Cortez, a frequent air traveller who runs a tour company in Phoenix, waited in vain for the seatmate to react. "I grabbed my tablet computer from the side pocket of my seat and set it to a standing position as a barrier between flying toenails and my yummy midflight snack," she says.
Sometimes, that's all you can do - protect yourself from whatever a fellow passenger sends your way.
And then there are the seat-reclining passengers. Oh, those seat recliners! Kat Koppett, an actor and improv consultant from Albany, New York, had one on her last flight.
"It would have been easy to react mindlessly," she says. "I could have passively aggressively bumped her seat a lot."
Instead, she applied the principles of improv and used the moment as an opportunity to stretch her performance range, cycling through possible responses.
"I could tap her on the shoulder, politely explain that I had a deadline and ask her to move up," she says. "I could see if the flight attendant might help me. I could choose not to work and find out how that decision might lead to other options, like meditating or listening to music."

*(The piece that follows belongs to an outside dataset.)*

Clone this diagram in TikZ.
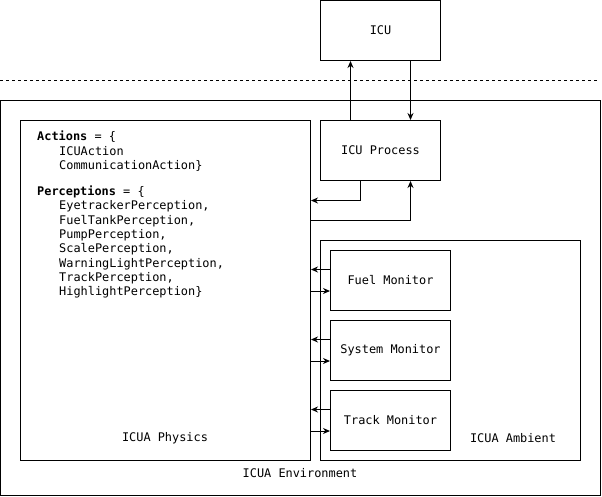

She could also vow never to fly on an airline with such a scarcity of legroom again. Or book a ticket on an air carrier that limits seat recline, such as Delta Air Lines.
In the end, she suffered in silence, as most of us do.
If you are going to address the problem, it's better to do so sooner rather than later. That's what Gregorio Palomino discovered when a passenger boarded late and took a middle seat next to him.
"He sat down next to me and pushed me and the other seatmate off [the armrests] after we had settled in," says Palomino, an event planner from San Antonio. "He looked at me and said, 'Are we going to have a problem here?' "
Palomino stood up, walked to the front of the cabin and asked if he could move to a different seat. Instead of reseating him, the attendant called the airport police, who ushered Palomino and the aggressive passenger off the plane. The airline gave Palomino a ticket on the next available flight. But it could have been much worse.
Imagine if Palomino had waited until the aircraft had reached cruising altitude.